§ **What this task involves**
Leave the pictures out and retype the lines from the beginning through the line with "y_ticks = [0, 500, 1000, 1500, 2000, 2500, 3000, 3500]", both ends included.

[Extracted records]
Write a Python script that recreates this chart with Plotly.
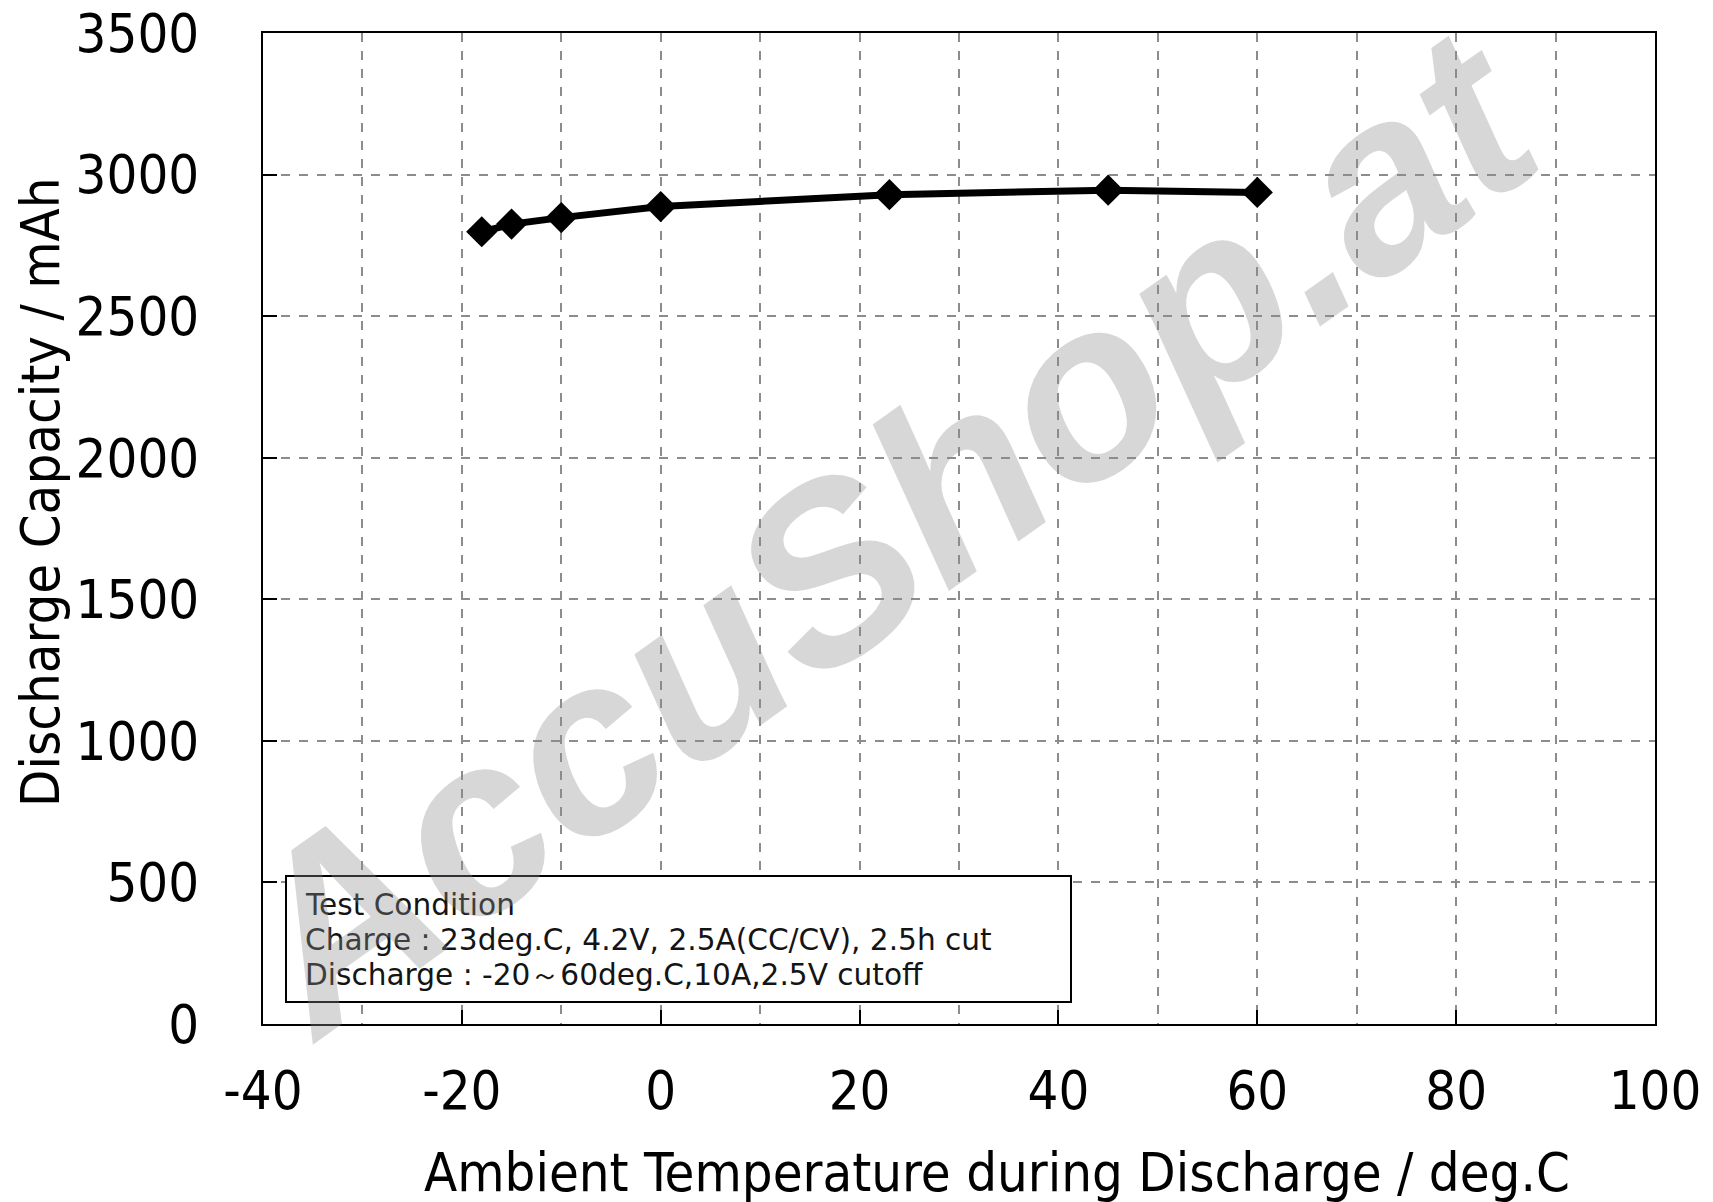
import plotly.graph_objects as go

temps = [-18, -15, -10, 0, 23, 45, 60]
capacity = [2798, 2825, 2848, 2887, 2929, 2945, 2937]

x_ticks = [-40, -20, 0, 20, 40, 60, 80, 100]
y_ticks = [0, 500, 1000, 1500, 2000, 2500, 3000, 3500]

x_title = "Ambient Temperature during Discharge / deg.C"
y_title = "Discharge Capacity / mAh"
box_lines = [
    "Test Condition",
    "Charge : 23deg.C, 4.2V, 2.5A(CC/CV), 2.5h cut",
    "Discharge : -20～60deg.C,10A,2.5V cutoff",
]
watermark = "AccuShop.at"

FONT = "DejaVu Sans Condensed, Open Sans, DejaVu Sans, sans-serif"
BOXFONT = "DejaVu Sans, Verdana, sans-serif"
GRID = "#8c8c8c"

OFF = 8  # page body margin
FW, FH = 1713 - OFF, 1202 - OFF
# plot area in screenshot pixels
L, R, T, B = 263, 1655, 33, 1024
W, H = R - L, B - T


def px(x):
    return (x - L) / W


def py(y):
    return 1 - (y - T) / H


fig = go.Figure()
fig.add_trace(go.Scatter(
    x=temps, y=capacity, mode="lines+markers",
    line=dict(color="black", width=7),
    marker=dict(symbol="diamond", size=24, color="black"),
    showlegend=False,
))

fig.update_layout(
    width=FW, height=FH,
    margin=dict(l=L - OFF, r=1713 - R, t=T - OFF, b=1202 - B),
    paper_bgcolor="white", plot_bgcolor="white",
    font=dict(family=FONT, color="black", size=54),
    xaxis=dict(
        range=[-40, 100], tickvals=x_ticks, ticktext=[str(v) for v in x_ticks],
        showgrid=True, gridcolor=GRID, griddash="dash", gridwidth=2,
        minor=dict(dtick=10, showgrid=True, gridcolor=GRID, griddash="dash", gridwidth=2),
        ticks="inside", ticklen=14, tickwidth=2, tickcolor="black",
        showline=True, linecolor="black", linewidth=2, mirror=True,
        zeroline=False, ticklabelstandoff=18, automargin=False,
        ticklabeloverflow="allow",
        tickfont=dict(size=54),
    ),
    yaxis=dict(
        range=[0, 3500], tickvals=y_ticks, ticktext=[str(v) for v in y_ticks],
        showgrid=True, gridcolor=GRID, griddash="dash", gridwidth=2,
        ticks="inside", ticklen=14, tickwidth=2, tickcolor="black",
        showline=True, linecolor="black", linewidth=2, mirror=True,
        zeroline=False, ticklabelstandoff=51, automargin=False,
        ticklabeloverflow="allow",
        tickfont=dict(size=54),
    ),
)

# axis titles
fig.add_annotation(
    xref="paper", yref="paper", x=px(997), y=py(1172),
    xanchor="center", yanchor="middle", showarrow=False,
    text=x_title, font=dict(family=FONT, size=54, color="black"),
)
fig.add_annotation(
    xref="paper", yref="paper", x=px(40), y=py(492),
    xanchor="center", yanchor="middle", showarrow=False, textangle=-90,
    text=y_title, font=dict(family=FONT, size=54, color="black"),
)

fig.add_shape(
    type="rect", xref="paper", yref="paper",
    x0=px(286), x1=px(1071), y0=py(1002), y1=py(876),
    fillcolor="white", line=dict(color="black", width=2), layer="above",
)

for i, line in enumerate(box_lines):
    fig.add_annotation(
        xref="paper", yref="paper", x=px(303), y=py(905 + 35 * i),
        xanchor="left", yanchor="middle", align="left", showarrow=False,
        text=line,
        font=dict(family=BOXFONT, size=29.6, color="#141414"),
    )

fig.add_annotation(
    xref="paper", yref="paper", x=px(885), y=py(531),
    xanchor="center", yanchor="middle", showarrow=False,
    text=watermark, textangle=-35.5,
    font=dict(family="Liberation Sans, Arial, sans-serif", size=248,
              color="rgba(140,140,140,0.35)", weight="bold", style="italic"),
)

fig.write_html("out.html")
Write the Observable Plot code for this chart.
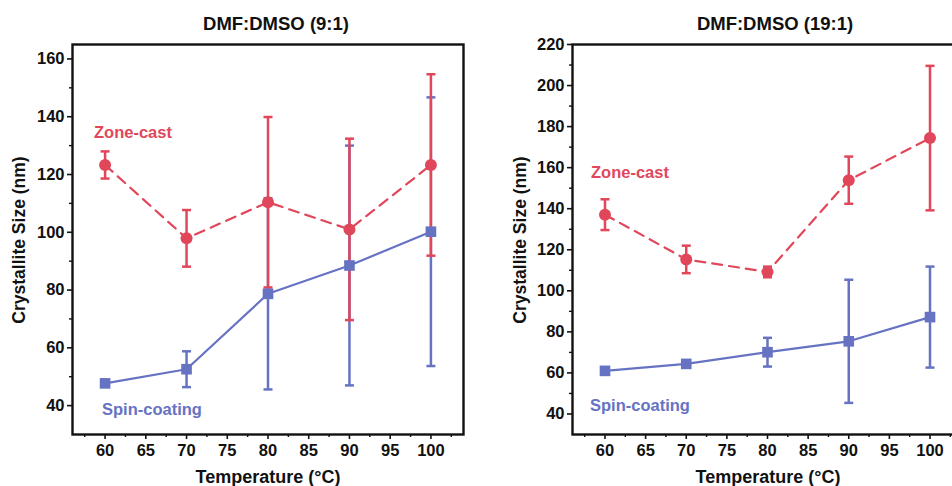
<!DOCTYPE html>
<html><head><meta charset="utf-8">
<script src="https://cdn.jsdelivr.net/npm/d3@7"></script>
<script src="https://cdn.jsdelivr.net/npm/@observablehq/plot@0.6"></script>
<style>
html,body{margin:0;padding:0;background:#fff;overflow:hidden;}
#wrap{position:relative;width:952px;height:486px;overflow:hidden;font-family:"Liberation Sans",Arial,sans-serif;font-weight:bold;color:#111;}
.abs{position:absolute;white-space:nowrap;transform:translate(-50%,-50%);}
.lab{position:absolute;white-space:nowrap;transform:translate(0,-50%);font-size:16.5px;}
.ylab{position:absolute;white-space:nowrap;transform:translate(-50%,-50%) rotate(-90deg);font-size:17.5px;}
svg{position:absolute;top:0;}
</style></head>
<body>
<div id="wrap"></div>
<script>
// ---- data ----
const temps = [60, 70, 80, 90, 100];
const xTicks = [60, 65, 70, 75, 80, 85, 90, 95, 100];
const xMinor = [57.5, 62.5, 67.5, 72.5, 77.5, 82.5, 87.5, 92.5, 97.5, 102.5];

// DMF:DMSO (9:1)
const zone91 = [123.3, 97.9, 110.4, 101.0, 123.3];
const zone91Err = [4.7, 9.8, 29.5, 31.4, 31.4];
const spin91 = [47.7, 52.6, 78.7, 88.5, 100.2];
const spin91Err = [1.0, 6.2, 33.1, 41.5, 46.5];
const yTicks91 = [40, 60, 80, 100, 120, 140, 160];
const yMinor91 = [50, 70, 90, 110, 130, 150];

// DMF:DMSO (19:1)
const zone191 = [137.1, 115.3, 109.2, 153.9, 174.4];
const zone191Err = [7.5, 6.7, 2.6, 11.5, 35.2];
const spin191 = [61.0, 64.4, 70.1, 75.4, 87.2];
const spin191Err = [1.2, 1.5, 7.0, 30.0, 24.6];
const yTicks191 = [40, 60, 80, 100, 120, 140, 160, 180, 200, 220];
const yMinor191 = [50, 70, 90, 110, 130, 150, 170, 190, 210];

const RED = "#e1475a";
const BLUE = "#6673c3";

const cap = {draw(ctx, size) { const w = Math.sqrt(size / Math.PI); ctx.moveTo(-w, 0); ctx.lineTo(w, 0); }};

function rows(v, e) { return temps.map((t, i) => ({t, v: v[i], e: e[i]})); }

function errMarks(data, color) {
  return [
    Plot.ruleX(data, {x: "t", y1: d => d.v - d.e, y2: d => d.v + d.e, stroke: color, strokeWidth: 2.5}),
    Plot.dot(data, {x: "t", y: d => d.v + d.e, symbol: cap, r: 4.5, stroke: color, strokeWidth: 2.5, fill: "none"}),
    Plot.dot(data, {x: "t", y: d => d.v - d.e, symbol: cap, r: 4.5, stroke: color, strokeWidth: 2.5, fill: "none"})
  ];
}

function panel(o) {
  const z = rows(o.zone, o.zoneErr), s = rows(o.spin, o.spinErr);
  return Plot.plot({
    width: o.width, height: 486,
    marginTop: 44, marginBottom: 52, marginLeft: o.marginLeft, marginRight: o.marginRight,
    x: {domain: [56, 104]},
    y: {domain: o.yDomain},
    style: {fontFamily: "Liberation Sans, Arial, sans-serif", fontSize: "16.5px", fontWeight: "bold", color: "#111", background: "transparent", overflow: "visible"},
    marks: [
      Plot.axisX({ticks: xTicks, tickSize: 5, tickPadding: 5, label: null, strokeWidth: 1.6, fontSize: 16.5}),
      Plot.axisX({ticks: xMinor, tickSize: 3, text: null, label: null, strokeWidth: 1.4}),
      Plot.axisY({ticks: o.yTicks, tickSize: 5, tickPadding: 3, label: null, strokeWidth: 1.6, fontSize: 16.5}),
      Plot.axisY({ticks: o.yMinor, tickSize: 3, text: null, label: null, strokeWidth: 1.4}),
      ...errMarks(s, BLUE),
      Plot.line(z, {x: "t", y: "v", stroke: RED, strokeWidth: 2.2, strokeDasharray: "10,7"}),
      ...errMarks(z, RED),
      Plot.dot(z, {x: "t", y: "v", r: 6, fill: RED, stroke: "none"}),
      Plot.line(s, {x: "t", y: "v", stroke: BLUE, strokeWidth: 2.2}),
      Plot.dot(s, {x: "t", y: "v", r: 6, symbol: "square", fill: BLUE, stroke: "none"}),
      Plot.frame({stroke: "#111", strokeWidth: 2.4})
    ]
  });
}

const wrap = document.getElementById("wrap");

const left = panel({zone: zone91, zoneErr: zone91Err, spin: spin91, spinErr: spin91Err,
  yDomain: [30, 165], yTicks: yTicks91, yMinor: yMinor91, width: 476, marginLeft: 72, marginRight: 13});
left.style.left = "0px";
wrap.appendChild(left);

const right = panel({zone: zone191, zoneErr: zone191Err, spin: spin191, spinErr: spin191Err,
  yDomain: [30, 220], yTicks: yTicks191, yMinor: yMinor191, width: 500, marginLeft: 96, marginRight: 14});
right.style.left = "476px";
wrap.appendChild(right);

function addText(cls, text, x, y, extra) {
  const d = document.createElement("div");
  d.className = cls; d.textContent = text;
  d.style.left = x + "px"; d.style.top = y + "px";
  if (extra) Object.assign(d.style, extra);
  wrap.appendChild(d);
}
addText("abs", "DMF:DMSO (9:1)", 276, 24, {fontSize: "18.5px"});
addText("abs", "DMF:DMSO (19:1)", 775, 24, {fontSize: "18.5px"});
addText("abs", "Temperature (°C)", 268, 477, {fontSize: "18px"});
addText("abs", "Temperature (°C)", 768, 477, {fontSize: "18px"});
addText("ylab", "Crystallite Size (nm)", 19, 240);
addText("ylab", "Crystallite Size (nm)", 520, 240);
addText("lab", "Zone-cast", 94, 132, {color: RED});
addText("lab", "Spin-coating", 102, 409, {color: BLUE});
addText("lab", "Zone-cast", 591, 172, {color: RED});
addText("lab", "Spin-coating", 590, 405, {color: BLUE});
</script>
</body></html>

§ **Exercise response**
Write a Python script that recreates this chart with Plotly.
import plotly.graph_objects as go

temps = [-18, -15, -10, 0, 23, 45, 60]
capacity = [2798, 2825, 2848, 2887, 2929, 2945, 2937]

x_ticks = [-40, -20, 0, 20, 40, 60, 80, 100]
y_ticks = [0, 500, 1000, 1500, 2000, 2500, 3000, 3500]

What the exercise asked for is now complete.